La Cassazione penale sezione 5 con la sentenza numero 40755/2025 ha ricordato che la responsabilità da reato degli enti non può essere desunta dalla sola prova del reato presupposto, postulando, invece, sul piano oggettivo, la realizzazione di un reato, integrato nei suoi estremi oggettivi e soggettivi, commesso nell’interesse o a vantaggio dell’ente da parte di una persona che abbia un rapporto qualificato con quest’ultimo, nonché, sul piano soggettivo, la colpa di organizzazione, diversamente connotata a seconda che il reato presupposto sia stato commesso da un soggetto in posizione apicale o sottoposto all’altrui vigilanza e direzione (Sez. 6, n. 17664 del 29/01/2025, Le Fattorie degli Alburni soc. coop. s.r.l., Rv. 288143).
Sennonché la decisione impugnata, discostandosi dai richiamati principi interpretativi, si è limitata ad accertare la sussistenza del delitto presupposto e a porre in rilievo, sul piano oggettivo, l’evidente vantaggio economico per la ricorrente, derivante dalla commercializzazione dei numerosi beni contraffatti.

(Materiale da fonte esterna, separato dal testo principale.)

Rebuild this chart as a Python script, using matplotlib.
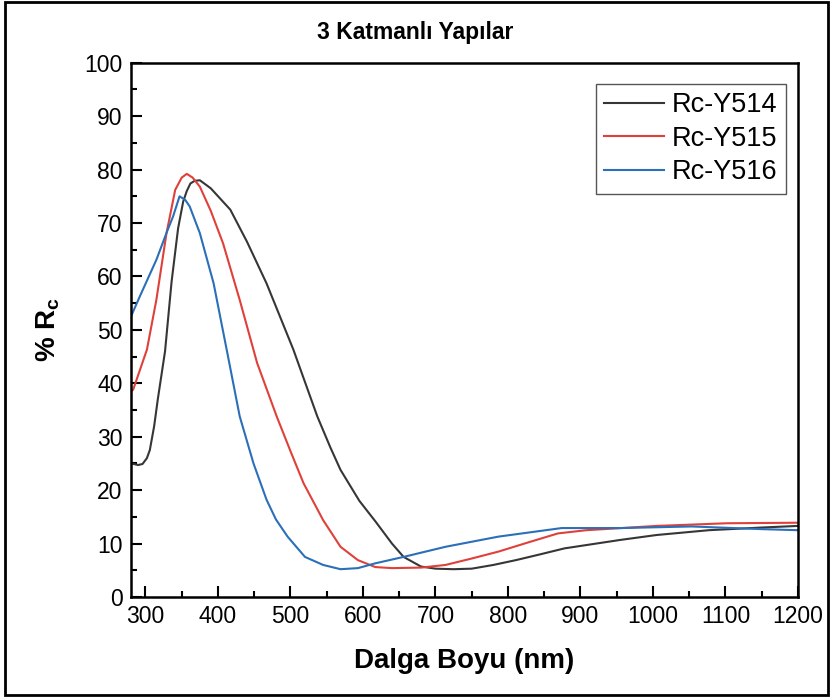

E’ stata dunque omessa qualsivoglia valutazione circa la colpa di organizzazione, che deve invece essere vagliata, anche qualora il reato presupposto sia stato commesso, come nel caso in esame, da un soggetto che riveste nell’ente una posizione apicale, adottando il criterio epistemico-valutativo della c.d. “prognosi postuma”, proprio dell’imputazione della responsabilità per colpa: deve cioè idealmente collocarsi nel momento in cui l’illecito è stato commesso e verificare se il “comportamento alternativo lecito”, ossia l’osservanza del modello organizzativo virtuoso, per come esso è stato attuato in concreto, avrebbe eliminato o ridotto il pericolo di verificazione di illeciti della stessa specie di quello verificatosi, non richiedendosi una valutazione della “compliance” alle regole cautelari di tipo globale (ex ceteris, Sez. 5, n. 21640 del 02/03/2023, Rossi, Rv. 284675; Sez. 6, n. 23401 del 11/11/2021, dep. 2022, Impregilo s.p.a., Rv. 283437).